• Exercise objective:
Can you print the data exactly and leave out each image?

--------------------

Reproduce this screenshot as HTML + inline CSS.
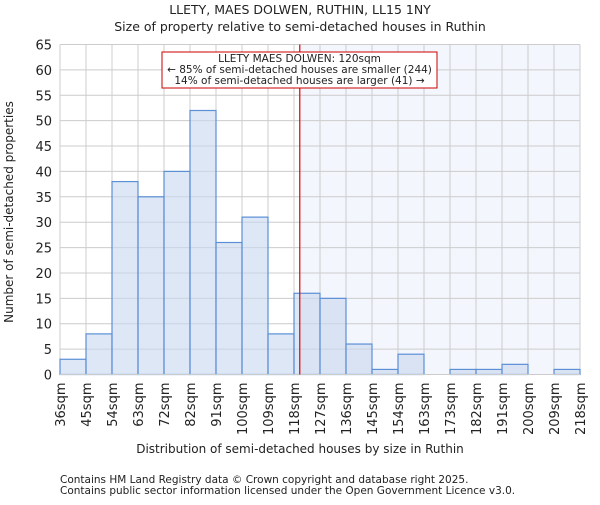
<!DOCTYPE html>
<html><head><meta charset="utf-8"><style>body{margin:0;background:#fff}text{font-family:"DejaVu Sans","Liberation Sans",sans-serif;fill:#222}</style></head>
<body>
<svg id="c" width="600" height="500" xmlns="http://www.w3.org/2000/svg">
<text x="300" y="14" text-anchor="middle" font-size="12.5">LLETY, MAES DOLWEN, RUTHIN, LL15 1NY</text>
<text x="300" y="31" text-anchor="middle" font-size="12.5">Size of property relative to semi-detached houses in Ruthin</text>
<g id="plot"></g>
<text x="300" y="453" text-anchor="middle" font-size="12">Distribution of semi-detached houses by size in Ruthin</text>
<text transform="translate(13,212) rotate(-90)" text-anchor="middle" font-size="12">Number of semi-detached properties</text>
<text x="60" y="483" font-size="10.5" fill="#444">Contains HM Land Registry data © Crown copyright and database right 2025.</text>
<text x="60" y="494" font-size="10.5" fill="#444">Contains public sector information licensed under the Open Government Licence v3.0.</text>
</svg>
<script>
const categories=["36sqm","45sqm","54sqm","63sqm","72sqm","82sqm","91sqm","100sqm","109sqm","118sqm","127sqm","136sqm","145sqm","154sqm","163sqm","173sqm","182sqm","191sqm","200sqm","209sqm","218sqm"];
const binStarts=[36,45,54,63,72,82,91,100,109,118,127,136,145,154,163,173,182,191,200,209,218];
const counts=[3,8,38,35,40,52,26,31,8,16,15,6,1,4,0,1,1,2,0,1];
const yTicks=[0,5,10,15,20,25,30,35,40,45,50,55,60,65];
const marker=120;
const NS="http://www.w3.org/2000/svg";
const L=60,R=580,T=44.5,B=374.5,ymax=65;
const bw=(R-L)/counts.length;
const y=v=>B-(v/ymax)*(B-T);
const xi=i=>L+i*bw;
function xv(v){let i=0;while(i<binStarts.length-2&&v>=binStarts[i+1])i++;return xi(i)+(v-binStarts[i])/(binStarts[i+1]-binStarts[i])*bw;}
const g=document.getElementById('plot');
function mk(t,a,p){const e=document.createElementNS(NS,t);for(const k in a)e.setAttribute(k,a[k]);(p||g).appendChild(e);return e;}
const mx=xv(marker);
const sh=mk('rect',{x:mx,y:T,width:R-mx,height:B-T,fill:'#f3f6fd'});


yTicks.forEach(t=>{const l=mk('line',{x1:L,x2:R,y1:y(t),y2:y(t),stroke:'#ccc'});


const tx=mk('text',{x:L-8,y:y(t)+5,'text-anchor':'end','font-size':'13'});tx.textContent=t;

});
categories.forEach((c,i)=>{const x=xi(i);const l=mk('line',{x1:x,x2:x,y1:T,y2:B,stroke:'#ccc'});


const tx=mk('text',{transform:`translate(${x+5},${B+8}) rotate(-90)`,'text-anchor':'end','font-size':'13'});tx.textContent=c;

});
counts.forEach((v,i)=>{const r=mk('rect',{x:xi(i),y:y(v),width:bw,height:B-y(v),fill:'rgba(200,215,238,0.6)',stroke:'#5b8fd6','stroke-width':'1.2'});

});
const ax=mk('line',{x1:L,x2:R,y1:B,y2:B,stroke:'#ccc'});


const ml=mk('line',{x1:mx,x2:mx,y1:T,y2:B,stroke:'#d00','stroke-width':'1.2'});


const box=mk('rect',{x:162,y:52,width:275,height:36,fill:'#fff',stroke:'#c00'});


["LLETY MAES DOLWEN: 120sqm","← 85% of semi-detached houses are smaller (244)","14% of semi-detached houses are larger (41) →"].forEach((s,k)=>{const t=mk('text',{x:299.5,y:62+k*11,'text-anchor':'middle','font-size':'10.5'});t.textContent=s;

});
</script>
</body></html>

--------------------

• The completed task:
Reproduce this screenshot as HTML + inline CSS.
<!DOCTYPE html>
<html><head><meta charset="utf-8"><style>body{margin:0;background:#fff}text{font-family:"DejaVu Sans","Liberation Sans",sans-serif;fill:#222}</style></head>
<body>
<svg id="c" width="600" height="500" xmlns="http://www.w3.org/2000/svg">
<text x="300" y="14" text-anchor="middle" font-size="12.5">LLETY, MAES DOLWEN, RUTHIN, LL15 1NY</text>
<text x="300" y="31" text-anchor="middle" font-size="12.5">Size of property relative to semi-detached houses in Ruthin</text>
<g id="plot"></g>
<text x="300" y="453" text-anchor="middle" font-size="12">Distribution of semi-detached houses by size in Ruthin</text>
<text transform="translate(13,212) rotate(-90)" text-anchor="middle" font-size="12">Number of semi-detached properties</text>
<text x="60" y="483" font-size="10.5" fill="#444">Contains HM Land Registry data © Crown copyright and database right 2025.</text>
<text x="60" y="494" font-size="10.5" fill="#444">Contains public sector information licensed under the Open Government Licence v3.0.</text>
</svg>
<script>
const categories=["36sqm","45sqm","54sqm","63sqm","72sqm","82sqm","91sqm","100sqm","109sqm","118sqm","127sqm","136sqm","145sqm","154sqm","163sqm","173sqm","182sqm","191sqm","200sqm","209sqm","218sqm"];
const binStarts=[36,45,54,63,72,82,91,100,109,118,127,136,145,154,163,173,182,191,200,209,218];
const counts=[3,8,38,35,40,52,26,31,8,16,15,6,1,4,0,1,1,2,0,1];
const yTicks=[0,5,10,15,20,25,30,35,40,45,50,55,60,65];
const marker=120;
const NS="http://www.w3.org/2000/svg";
const L=60,R=580,T=44.5,B=374.5,ymax=65;
const bw=(R-L)/counts.length;
const y=v=>B-(v/ymax)*(B-T);
const xi=i=>L+i*bw;
function xv(v){let i=0;while(i<binStarts.length-2&&v>=binStarts[i+1])i++;return xi(i)+(v-binStarts[i])/(binStarts[i+1]-binStarts[i])*bw;}
const g=document.getElementById('plot');
function mk(t,a,p){const e=document.createElementNS(NS,t);for(const k in a)e.setAttribute(k,a[k]);(p||g).appendChild(e);return e;}
const mx=xv(marker);
const sh=mk('rect',{x:mx,y:T,width:R-mx,height:B-T,fill:'#f3f6fd'});


yTicks.forEach(t=>{const l=mk('line',{x1:L,x2:R,y1:y(t),y2:y(t),stroke:'#ccc'});


const tx=mk('text',{x:L-8,y:y(t)+5,'text-anchor':'end','font-size':'13'});tx.textContent=t;

});
categories.forEach((c,i)=>{const x=xi(i);const l=mk('line',{x1:x,x2:x,y1:T,y2:B,stroke:'#ccc'});


const tx=mk('text',{transform:`translate(${x+5},${B+8}) rotate(-90)`,'text-anchor':'end','font-size':'13'});tx.textContent=c;

});
counts.forEach((v,i)=>{const r=mk('rect',{x:xi(i),y:y(v),width:bw,height:B-y(v),fill:'rgba(200,215,238,0.6)',stroke:'#5b8fd6','stroke-width':'1.2'});

});
const ax=mk('line',{x1:L,x2:R,y1:B,y2:B,stroke:'#ccc'});


const ml=mk('line',{x1:mx,x2:mx,y1:T,y2:B,stroke:'#d00','stroke-width':'1.2'});


const box=mk('rect',{x:162,y:52,width:275,height:36,fill:'#fff',stroke:'#c00'});


["LLETY MAES DOLWEN: 120sqm","← 85% of semi-detached houses are smaller (244)","14% of semi-detached houses are larger (41) →"].forEach((s,k)=>{const t=mk('text',{x:299.5,y:62+k*11,'text-anchor':'middle','font-size':'10.5'});t.textContent=s;

});
</script>
</body></html>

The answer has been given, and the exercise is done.